The next question for a president now in command of two wars, half a dozen superbases, an embassy the size of the Vatican and another that may exceed it, will be asked by Israel about Iran. Obama has been bending the way of coercive action, but has been doing it slowly. Meanwhile he has pushed the Israelis again to negotiate an end to the occupation of the West Bank and the beginning of a Palestinian state. The two engagements seem plainly related in the mind of Obama. Republicans with presidential ambitions are watching closely – in the case of Sarah Palin, last month in West Virginia, giving a clue to the depth of her concern by wearing on her lapel an American and Israeli flag-pin.

The president on whom so much depends is a peculiar person, stranger than any of us realised when we voted for him. He may be most real to himself when he is promising something.

2 thoughts on “The fastidious president

  1. you know who’d be a good replacement for Obama?
    Joe Biden. Dude’s tough, good on the populism, knows how the senate works, probably knows where a lot of the bodies are buried.

    i’m getting really tired of the wimp.

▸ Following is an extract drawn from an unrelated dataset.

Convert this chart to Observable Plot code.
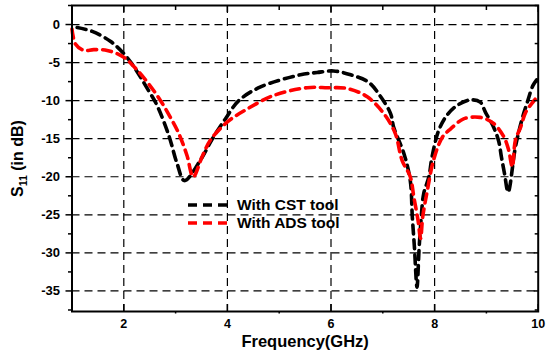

  2. You know who would be a whole hell of a lot better: Hillary Clinton. You know, the candidate who called for a moratorium on foreclosures in 2007 and who wanted to re-start FDR’s HOLC program to buy up troubled mortgages and keep people in their homes. The one who voted against the FISA amnesty for the telcos and the one who thought the first executive priority should be a jobs program.

    Also the candidate who never ever underestimated the viciousness and vileness of the Republicans.

    I have never understood the Obama suppoters who excoriated Clinton for her AUMF vote but then were totally on board with Biden as VP.

    Biden is a complete captive of the banks and the credit card industry. He is very definitely NOT the Democratic leader we need now. Clinton might not be either, but she’d very definitely be better than Biden.